Cape Wind Associates erased 40 turbines from its wind farm site plans this week - freeing four square miles of Horseshoe Shoals previously staked by the private energy developer.

The announcement came Tuesday as Cape Wind officials sealed a deal with GE Wind Energy to manufacture the 130 turbines the developer now hopes to erect on 24 square miles of shallow water in Nantucket Sound.

"To be able to work with GE Wind Energy is very exciting. Cape Wind had the chance to buy American," said Mark Rodgers, communications director for Cape Wind.

A subsidiary of General Electric, GE Wind Energy will set up camp in Massachusetts if Cape Wind's offshore wind farm is granted permits by the United States Army Corps of Engineers. General Electric purchased turbine technology from energy giant Enron in 2002 - six months after the Texas-based company collapsed amid financial scandal.

Now based in California, GE Wind Energy is considering Quincy as a likely deep-water port to host the turbine manufacturer if plans proceed, Mr. Rodgers said. The new partners brag that a move to the Bay State would mean hundreds of jobs for state residents.

"Heretofore, large manufacturers of [wind turbines] are in Europe. Most people assumed we'd be buying European. The fact that there's an opportunity to buy American and employ regionally is quite exciting," Mr. Rodgers said.

But the announcement of relocating to a port town south of Boston brought murmurs of dissatisfaction from Cape and Island wind farm opponents - who question job opportunities for the residents they say will be most directly impacted by the wind farm.

"It doesn't strike me as very local. Cape and Island residents are still wondering what they will get. The project will dominate 24 square miles of the Sound and provide energy that will inevitably cost us more," said Isaac Rosen, executive director of the Alliance to Protect Nantucket Sound, a grassroots opposition group pushing for federal siting standards for private wind projects in public waters.

"It takes a lot of nerve for them to think we will accept this," he added.

Quincy, Mr. Rodgers explained, is equipped to host large barges, vessels that Cape harbors could not easily handle.

"Cape Cod is not set up for large manufacturers like this," Mr. Rodgers said, noting that the 50 employees who would be hired to run the proposed wind farm will be locally based.

The reduction in the number of turbines, Cape Wind explained, comes with knowing exactly what type of technology the company will use.

"For us, the magic number has been 420 megawatts," Mr. Rodgers said, referring to the wind farm's projected energy output - levels they say will supply three-fourths of the Cape and Island's electric needs.
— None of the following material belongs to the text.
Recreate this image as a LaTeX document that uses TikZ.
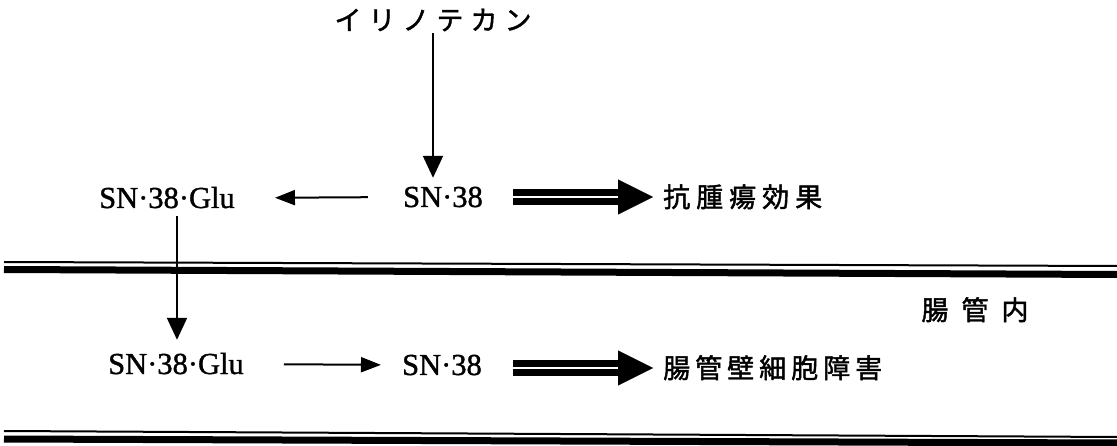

"If we built more turbines, it would be a waste. Transmission cables would only be able to transport 420 megawatts," he said, referring to two underground cables expected to run from the wind farm to the New England power grid by way of Yarmouth.

The reduction in the number of turbines and usage of Horseshoe Shoal did little to temper opposition to the wind farm proposal.

"We still have problems with wildlife and navigation. We still have a problem that every place along the shore is up for grabs by private developers," said Mr. Rosen.

"Maybe in the very near future, we'll have federal siting standards. They'll be able to put [wind farms] so far out that the sea turtles won't mind, birds won't mind and no one will see it," he added.

In other wind energy developments, New York-based Winergy LLC filed an application with the Army Corps to erect a 167-foot data tower in shallow waters seven miles southeast of Nantucket.

Winergy - a major player in the offshore wind farm scene - had offered only a glimpse of their proposed plans for any of the 22 sites they've informally staked along the East Coast. An application filed with the Army Corps in August was incomplete.

Winergy's potential site on Nantucket Shoal is known for unpredictable weather and water conditions.

The Army Corps' first look at the Nantucket Shoal wind farm proposal last August involved a proposal for 231 turbines, though project principals this week suggested the final plan may be much smaller than originally proposed.

Winergy also announced plans in recent months to construct wind farms in three other sites off the coast of Massachusetts - off Provincetown, off Falmouth in Buzzard's Bay and in Essex Bay off Cape Anne.